Begin

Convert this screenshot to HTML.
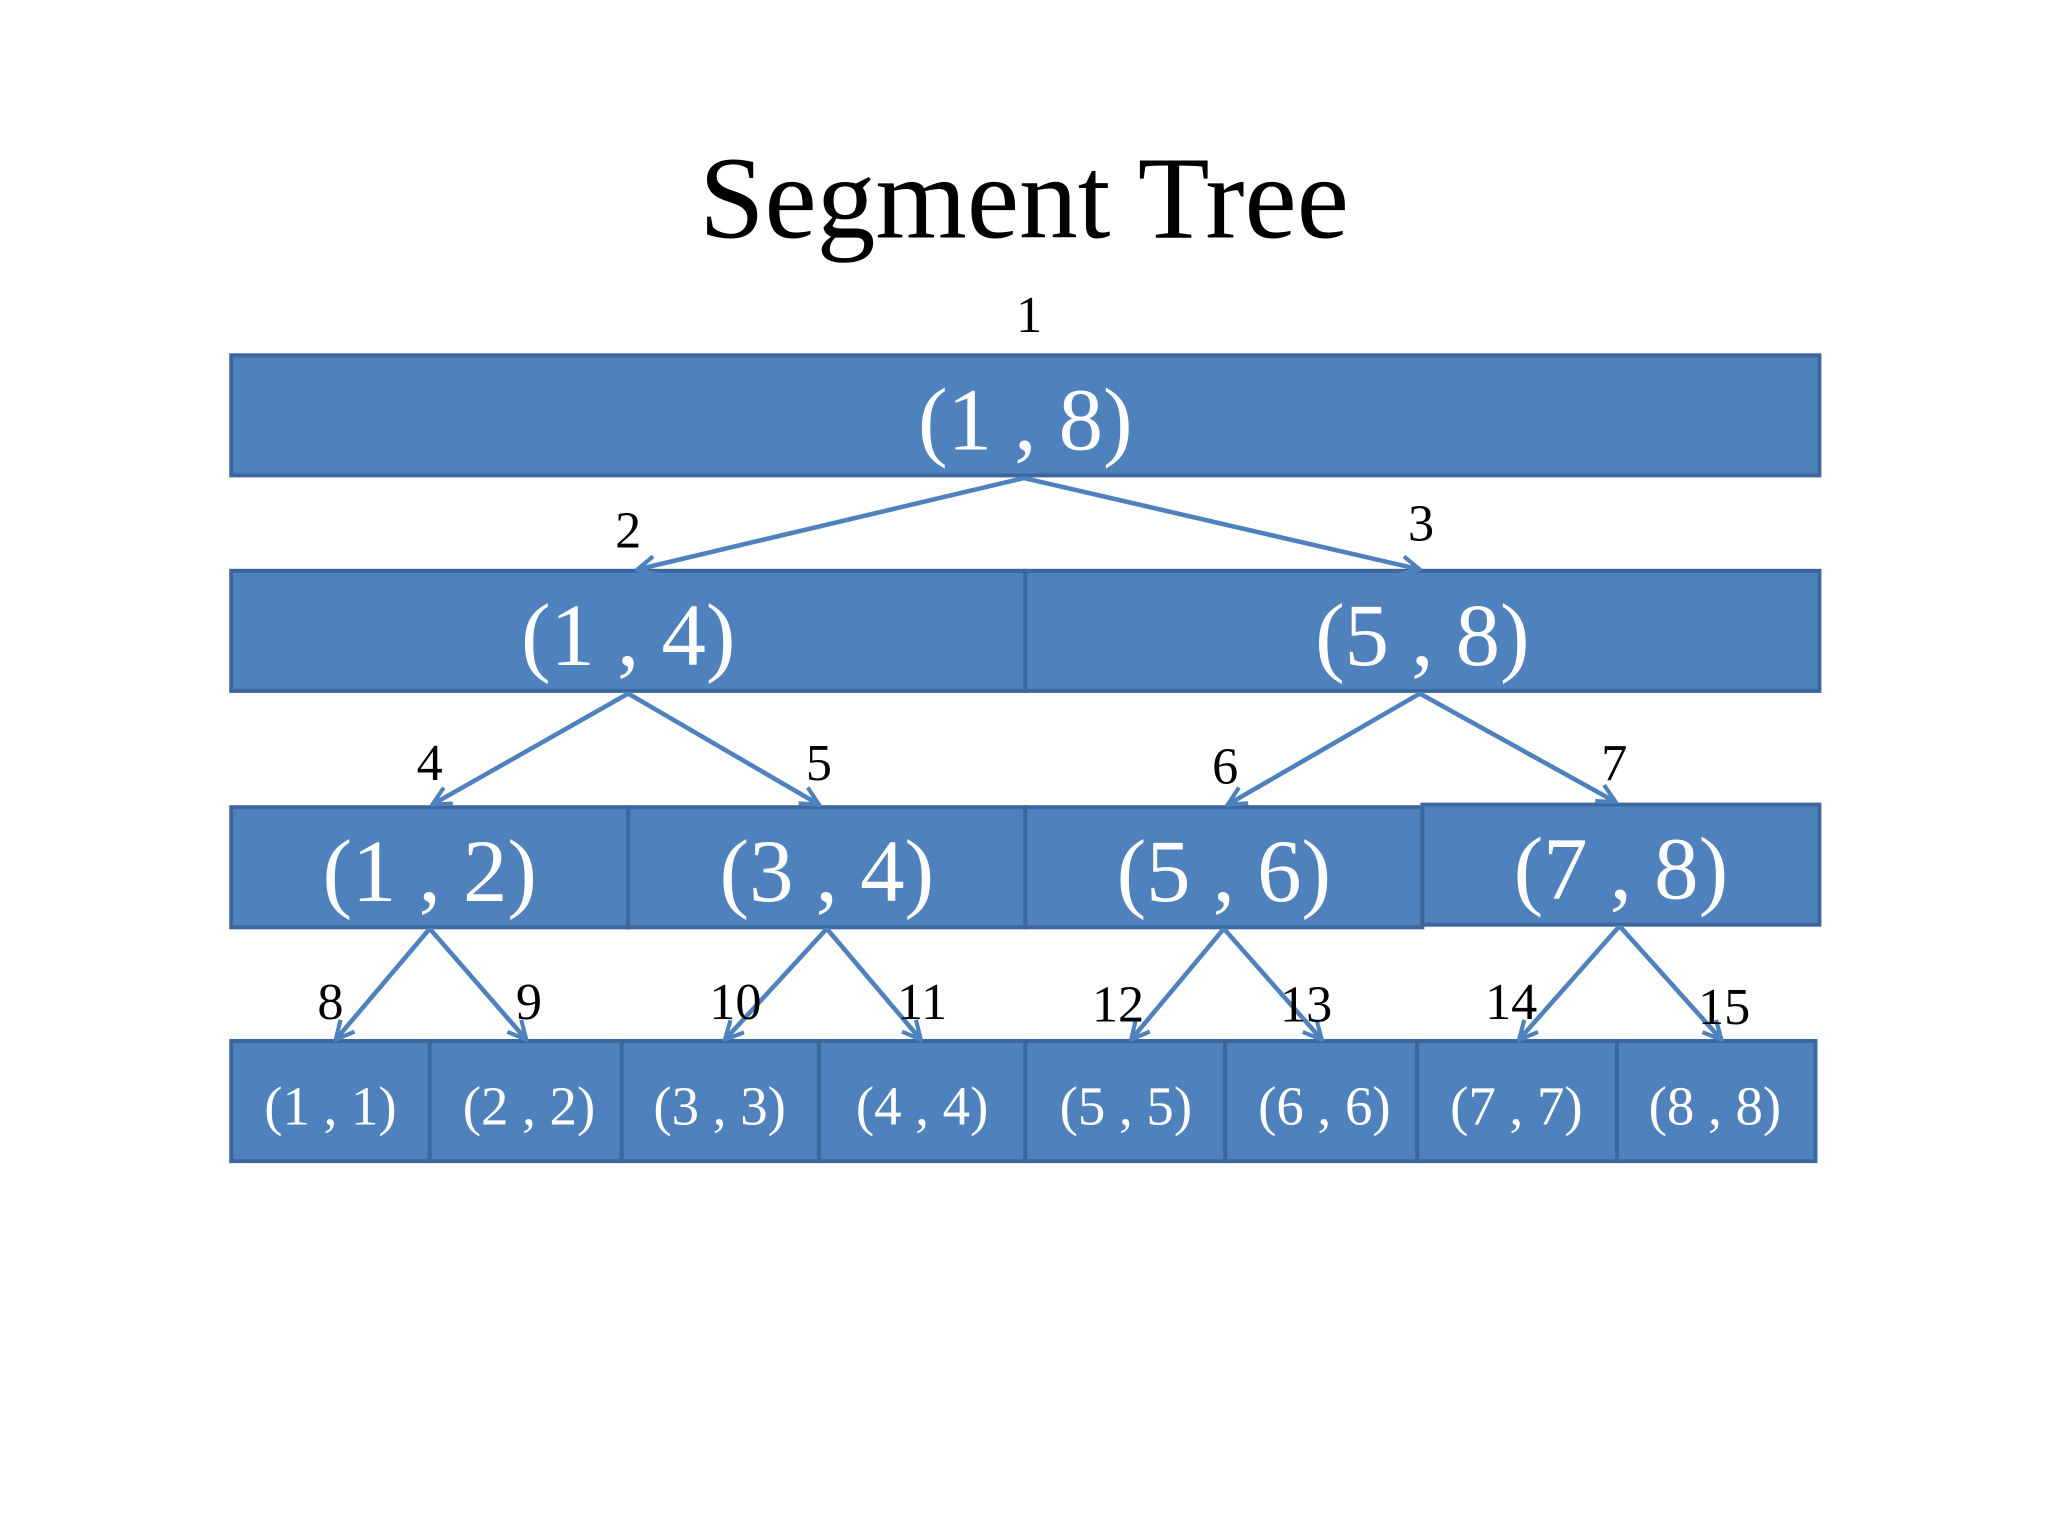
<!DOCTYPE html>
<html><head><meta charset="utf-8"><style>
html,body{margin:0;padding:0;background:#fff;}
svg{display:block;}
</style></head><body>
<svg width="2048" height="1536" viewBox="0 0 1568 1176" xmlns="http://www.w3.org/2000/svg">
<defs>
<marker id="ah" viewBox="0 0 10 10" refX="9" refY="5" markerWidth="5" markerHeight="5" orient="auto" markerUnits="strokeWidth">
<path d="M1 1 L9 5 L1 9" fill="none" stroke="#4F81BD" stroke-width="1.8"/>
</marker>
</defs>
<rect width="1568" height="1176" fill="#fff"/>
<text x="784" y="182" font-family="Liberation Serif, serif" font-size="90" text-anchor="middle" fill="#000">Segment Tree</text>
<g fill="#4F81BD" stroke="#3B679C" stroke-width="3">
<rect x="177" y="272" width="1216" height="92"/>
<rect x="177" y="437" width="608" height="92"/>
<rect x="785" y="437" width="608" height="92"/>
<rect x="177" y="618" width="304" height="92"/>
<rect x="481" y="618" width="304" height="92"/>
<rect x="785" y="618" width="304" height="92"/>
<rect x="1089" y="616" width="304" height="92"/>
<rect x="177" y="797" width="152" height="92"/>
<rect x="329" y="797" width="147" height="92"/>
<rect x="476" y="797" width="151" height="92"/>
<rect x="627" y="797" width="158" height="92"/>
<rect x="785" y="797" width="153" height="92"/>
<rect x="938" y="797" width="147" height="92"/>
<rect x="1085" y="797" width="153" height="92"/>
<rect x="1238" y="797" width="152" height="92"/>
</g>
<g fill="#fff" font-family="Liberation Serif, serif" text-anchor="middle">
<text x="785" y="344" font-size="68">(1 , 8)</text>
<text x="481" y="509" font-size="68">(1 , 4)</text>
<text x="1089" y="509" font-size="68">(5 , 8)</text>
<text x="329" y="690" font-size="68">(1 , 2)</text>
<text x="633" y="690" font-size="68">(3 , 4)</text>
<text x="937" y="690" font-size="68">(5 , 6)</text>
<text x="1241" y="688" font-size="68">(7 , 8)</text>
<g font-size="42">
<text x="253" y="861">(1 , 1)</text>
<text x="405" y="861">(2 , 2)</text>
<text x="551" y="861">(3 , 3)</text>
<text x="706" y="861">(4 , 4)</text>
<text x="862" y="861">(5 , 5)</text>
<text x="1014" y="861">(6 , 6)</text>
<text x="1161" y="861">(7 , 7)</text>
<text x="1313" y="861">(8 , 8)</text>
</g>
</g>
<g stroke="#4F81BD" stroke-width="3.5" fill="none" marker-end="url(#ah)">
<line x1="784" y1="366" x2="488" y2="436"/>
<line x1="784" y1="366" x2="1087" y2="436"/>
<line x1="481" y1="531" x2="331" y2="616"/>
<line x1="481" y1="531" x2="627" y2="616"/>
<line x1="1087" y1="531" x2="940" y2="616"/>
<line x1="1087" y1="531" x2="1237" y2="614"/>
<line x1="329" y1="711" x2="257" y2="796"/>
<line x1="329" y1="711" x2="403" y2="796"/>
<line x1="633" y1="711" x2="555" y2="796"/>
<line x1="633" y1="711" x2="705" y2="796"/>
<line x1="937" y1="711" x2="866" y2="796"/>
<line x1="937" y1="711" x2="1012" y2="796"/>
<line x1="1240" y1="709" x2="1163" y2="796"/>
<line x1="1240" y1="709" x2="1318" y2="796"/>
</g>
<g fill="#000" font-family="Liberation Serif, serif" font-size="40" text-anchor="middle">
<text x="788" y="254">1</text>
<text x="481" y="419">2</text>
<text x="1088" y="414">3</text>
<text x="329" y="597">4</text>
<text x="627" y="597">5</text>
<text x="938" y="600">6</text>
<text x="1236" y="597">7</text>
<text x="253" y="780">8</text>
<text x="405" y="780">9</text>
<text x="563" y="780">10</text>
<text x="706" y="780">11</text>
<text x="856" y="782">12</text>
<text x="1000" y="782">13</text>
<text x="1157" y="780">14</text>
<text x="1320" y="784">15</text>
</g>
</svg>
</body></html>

End

DO THIS
Copy the whole of the material above exactly, but not its images.

RESULT FOR THIS EXERCISE
Convert this screenshot to HTML.
<!DOCTYPE html>
<html><head><meta charset="utf-8"><style>
html,body{margin:0;padding:0;background:#fff;}
svg{display:block;}
</style></head><body>
<svg width="2048" height="1536" viewBox="0 0 1568 1176" xmlns="http://www.w3.org/2000/svg">
<defs>
<marker id="ah" viewBox="0 0 10 10" refX="9" refY="5" markerWidth="5" markerHeight="5" orient="auto" markerUnits="strokeWidth">
<path d="M1 1 L9 5 L1 9" fill="none" stroke="#4F81BD" stroke-width="1.8"/>
</marker>
</defs>
<rect width="1568" height="1176" fill="#fff"/>
<text x="784" y="182" font-family="Liberation Serif, serif" font-size="90" text-anchor="middle" fill="#000">Segment Tree</text>
<g fill="#4F81BD" stroke="#3B679C" stroke-width="3">
<rect x="177" y="272" width="1216" height="92"/>
<rect x="177" y="437" width="608" height="92"/>
<rect x="785" y="437" width="608" height="92"/>
<rect x="177" y="618" width="304" height="92"/>
<rect x="481" y="618" width="304" height="92"/>
<rect x="785" y="618" width="304" height="92"/>
<rect x="1089" y="616" width="304" height="92"/>
<rect x="177" y="797" width="152" height="92"/>
<rect x="329" y="797" width="147" height="92"/>
<rect x="476" y="797" width="151" height="92"/>
<rect x="627" y="797" width="158" height="92"/>
<rect x="785" y="797" width="153" height="92"/>
<rect x="938" y="797" width="147" height="92"/>
<rect x="1085" y="797" width="153" height="92"/>
<rect x="1238" y="797" width="152" height="92"/>
</g>
<g fill="#fff" font-family="Liberation Serif, serif" text-anchor="middle">
<text x="785" y="344" font-size="68">(1 , 8)</text>
<text x="481" y="509" font-size="68">(1 , 4)</text>
<text x="1089" y="509" font-size="68">(5 , 8)</text>
<text x="329" y="690" font-size="68">(1 , 2)</text>
<text x="633" y="690" font-size="68">(3 , 4)</text>
<text x="937" y="690" font-size="68">(5 , 6)</text>
<text x="1241" y="688" font-size="68">(7 , 8)</text>
<g font-size="42">
<text x="253" y="861">(1 , 1)</text>
<text x="405" y="861">(2 , 2)</text>
<text x="551" y="861">(3 , 3)</text>
<text x="706" y="861">(4 , 4)</text>
<text x="862" y="861">(5 , 5)</text>
<text x="1014" y="861">(6 , 6)</text>
<text x="1161" y="861">(7 , 7)</text>
<text x="1313" y="861">(8 , 8)</text>
</g>
</g>
<g stroke="#4F81BD" stroke-width="3.5" fill="none" marker-end="url(#ah)">
<line x1="784" y1="366" x2="488" y2="436"/>
<line x1="784" y1="366" x2="1087" y2="436"/>
<line x1="481" y1="531" x2="331" y2="616"/>
<line x1="481" y1="531" x2="627" y2="616"/>
<line x1="1087" y1="531" x2="940" y2="616"/>
<line x1="1087" y1="531" x2="1237" y2="614"/>
<line x1="329" y1="711" x2="257" y2="796"/>
<line x1="329" y1="711" x2="403" y2="796"/>
<line x1="633" y1="711" x2="555" y2="796"/>
<line x1="633" y1="711" x2="705" y2="796"/>
<line x1="937" y1="711" x2="866" y2="796"/>
<line x1="937" y1="711" x2="1012" y2="796"/>
<line x1="1240" y1="709" x2="1163" y2="796"/>
<line x1="1240" y1="709" x2="1318" y2="796"/>
</g>
<g fill="#000" font-family="Liberation Serif, serif" font-size="40" text-anchor="middle">
<text x="788" y="254">1</text>
<text x="481" y="419">2</text>
<text x="1088" y="414">3</text>
<text x="329" y="597">4</text>
<text x="627" y="597">5</text>
<text x="938" y="600">6</text>
<text x="1236" y="597">7</text>
<text x="253" y="780">8</text>
<text x="405" y="780">9</text>
<text x="563" y="780">10</text>
<text x="706" y="780">11</text>
<text x="856" y="782">12</text>
<text x="1000" y="782">13</text>
<text x="1157" y="780">14</text>
<text x="1320" y="784">15</text>
</g>
</svg>
</body></html>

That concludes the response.